Over 500 people attended Summit bringing together over 50 innovative speakers including half a dozen mayors, leading policy makers, representatives from the White House, academics and philanthropists from around the world to discuss the next urban economy.

The “Great Recession” has dramatically disrupted the lives and livelihoods of millions of global citizens and upended global markets and key sectors of the economy. With a stubbornly sluggish recovery, brutal fiscal challenges, new energy and environmental imperatives, and sweeping demographic changes, our nation needs a new model for growth that creates jobs in the near term while restructuring the economy for the long haul.

What would this reset look like? Top economists, such as National Economic Council Chairman Larry Summers, think the shape of the next American economy must be more export-oriented, low carbon, innovation-fueled and opportunity rich. This is a vision where we export more and waste less, innovate in what matters, produce and deploy more of what we invent, and deliver an educated and skilled workforce.

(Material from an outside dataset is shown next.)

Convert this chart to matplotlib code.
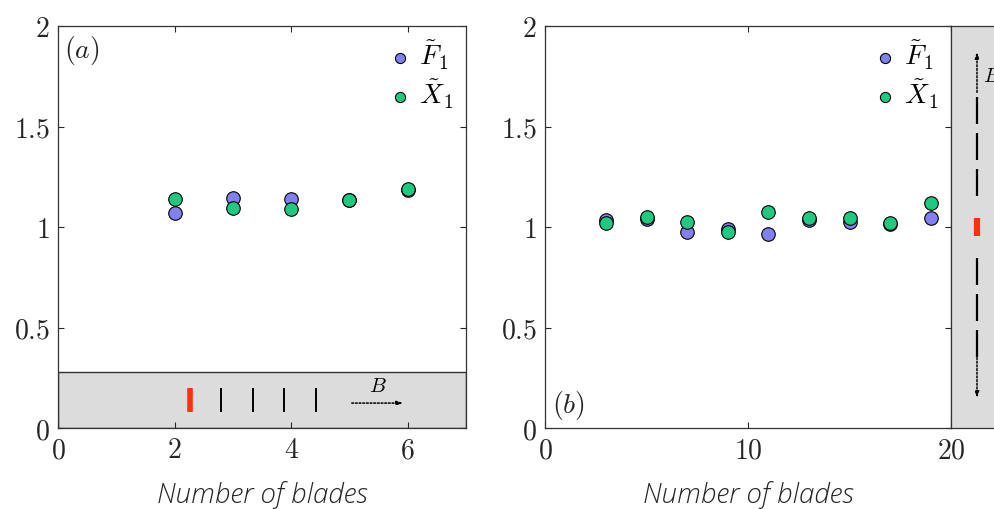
import matplotlib
matplotlib.use("Agg")
import matplotlib.pyplot as plt
from matplotlib.patches import Rectangle
from matplotlib.ticker import FuncFormatter

plt.rcParams["mathtext.fontset"] = "cm"

# ---- data ----
blades_a = [2, 3, 4, 5, 6]
F1_a = [1.071, 1.146, 1.139, 1.133, 1.185]
X1_a = [1.138, 1.096, 1.088, 1.133, 1.189]

blades_b = [3, 5, 7, 9, 11, 13, 15, 17, 19]
F1_b = [1.035, 1.038, 0.977, 0.990, 0.964, 1.035, 1.026, 1.015, 1.046]
X1_b = [1.018, 1.051, 1.026, 0.973, 1.073, 1.043, 1.043, 1.021, 1.118]

xticks_a = [0, 2, 4, 6]
xticks_b = [0, 10, 20]
yticks = [0, 0.5, 1, 1.5, 2]

# schematic rotor sketches (in data units of each axes)
row_blades_x = [2.26, 2.80, 3.34, 3.88, 4.42]      # panel (a): first blade is highlighted
row_blade_span = (0.08, 0.20)
col_blade_offsets = [-0.58, -0.40, -0.22, 0.0, 0.22, 0.40, 0.58]  # panel (b)
col_blade_half = 0.068
col_ref_half = 0.045

BLUE = "#8080f2"
GREEN = "#1fca80"
GRAY = "#dcdcdd"
RED = "#ff3010"
INK = "#262626"

fig = plt.figure(figsize=(9.94, 5.09), dpi=100)
W, H = 994, 509


def frac(x0, y0, x1, y1):
    return [x0 / W, 1 - y1 / H, (x1 - x0) / W, (y1 - y0) / H]


ax_a = fig.add_axes(frac(58, 26, 466, 428))
ax_b = fig.add_axes(frac(545, 26, 951, 428))
ax_s = fig.add_axes(frac(951, 26, 1000, 428))

fmt = FuncFormatter(lambda v, p: f"${v:g}$")
for ax, xt, xl in ((ax_a, xticks_a, (0, 7)), (ax_b, xticks_b, (0, 20))):
    ax.set_xlim(*xl)
    ax.set_ylim(0, 2)
    ax.set_xticks(xt)
    ax.set_yticks(yticks)
    ax.xaxis.set_major_formatter(fmt)
    ax.yaxis.set_major_formatter(fmt)
    ax.tick_params(direction="in", length=4, width=0.8, top=True, right=True,
                   labelsize=20, colors=INK, pad=6)
    for s in ax.spines.values():
        s.set_color("#333333")
        s.set_linewidth(0.9)
    ax.set_xlabel("Number of blades", fontsize=20, family="Open Sans",
                  style="italic", weight="light", color=INK, labelpad=12)

# ---- panel (a) ----
ax_a.add_patch(Rectangle((0, 0), 7, 0.28, facecolor=GRAY, edgecolor="#333333",
                         lw=1.0, zorder=0.5))
for i, bx in enumerate(row_blades_x):
    ax_a.plot([bx, bx], row_blade_span, color=RED if i == 0 else "k",
              lw=4 if i == 0 else 1.4, solid_capstyle="butt", zorder=1)
ax_a.annotate("", xy=(5.92, 0.124), xytext=(5.04, 0.124),
              arrowprops=dict(arrowstyle="-|>,head_length=0.35,head_width=0.12",
                              linestyle=(0, (1.2, 1.2)), lw=1.1, color="k",
                              shrinkA=0, shrinkB=0))
ax_a.text(5.48, 0.21, "$B$", fontsize=15, ha="center", va="center", color="k")

ax_a.scatter(blades_a, F1_a, s=95, c=BLUE, edgecolors="k", linewidths=0.8,
             zorder=3, label=r"$\tilde{F}_1$")
ax_a.scatter(blades_a, X1_a, s=95, c=GREEN, edgecolors="k", linewidths=0.8,
             zorder=3, label=r"$\tilde{X}_1$")
ax_a.text(0.1, 1.88, "$(a)$", fontsize=20, ha="left", va="center", color=INK)

# ---- panel (b) ----
ax_b.scatter(blades_b, F1_b, s=95, c=BLUE, edgecolors="k", linewidths=0.8,
             zorder=3, label=r"$\tilde{F}_1$")
ax_b.scatter(blades_b, X1_b, s=95, c=GREEN, edgecolors="k", linewidths=0.8,
             zorder=3, label=r"$\tilde{X}_1$")
ax_b.text(0.35, 0.11, "$(b)$", fontsize=20, ha="left", va="center", color=INK)

for ax in (ax_a, ax_b):
    ax.legend(loc="upper right", frameon=False, fontsize=20, handletextpad=0.1,
              markerscale=0.75, borderaxespad=0.25, labelspacing=0.2,
              handlelength=1.2, borderpad=0.2)

# ---- side sketch for panel (b) ----
ax_s.set_facecolor(GRAY)
ax_s.set_xlim(0, 49)
ax_s.set_ylim(0, 2)
ax_s.set_xticks([])
ax_s.set_yticks([])
for s in ax_s.spines.values():
    s.set_color("#333333")
    s.set_linewidth(0.9)
cx = 26
for off in col_blade_offsets:
    if off == 0:
        ax_s.plot([cx, cx], [1 - col_ref_half, 1 + col_ref_half], color=RED, lw=4.5,
                  solid_capstyle="butt")
    else:
        ax_s.plot([cx, cx], [1 + off - col_blade_half, 1 + off + col_blade_half],
                  color="k", lw=1.6, solid_capstyle="butt")
for y0, y1 in ((1.67, 1.87), (0.35, 0.15)):
    ax_s.annotate("", xy=(cx, y1), xytext=(cx, y0),
                  arrowprops=dict(arrowstyle="-|>,head_length=0.35,head_width=0.12",
                                  linestyle=(0, (1.2, 1.2)), lw=1.1, color="k",
                                  shrinkA=0, shrinkB=0))
ax_s.text(32, 1.75, "$B$", fontsize=15, ha="left", va="center", color="k",
          clip_on=False)

fig.savefig("out.png", dpi=100)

The organizers of the Global Metro Summit also believe that the next economy will be led by metropolitan areas. They are the hubs of trade, commerce and migration and the centers for talent, capital, and innovation. They contain the infrastructure to move people, goods, ideas and energy efficiently and the institutions to educate and train the workforce of the future. To build the next economy, the United States must connect the macro global vision to the metro reality – the macro to the metro. To further expound on this vision, the Global Metro Summit gathered leading thinkers and practitioners from around the globe to explore the future of the next metropolitan economy.

Listen and engage as we:

  • Unveil an affirmative vision of the next economy — one which must be more export-oriented, low carbon, innovation-fueled and opportunity rich and ultimately led by metro areas.
  • Showcase a “pragmatic caucus” of leaders —private sector, civic, local elected, and nonprofit— who are coming together to build that post-recession future, including those who have build bottoms-up “metropolitan business plans”.
  • Learn from successful metropolitan leaders from Europe and Asia to show that intentional regional economic transformation with state and federal partners is possible and can have positive outcomes.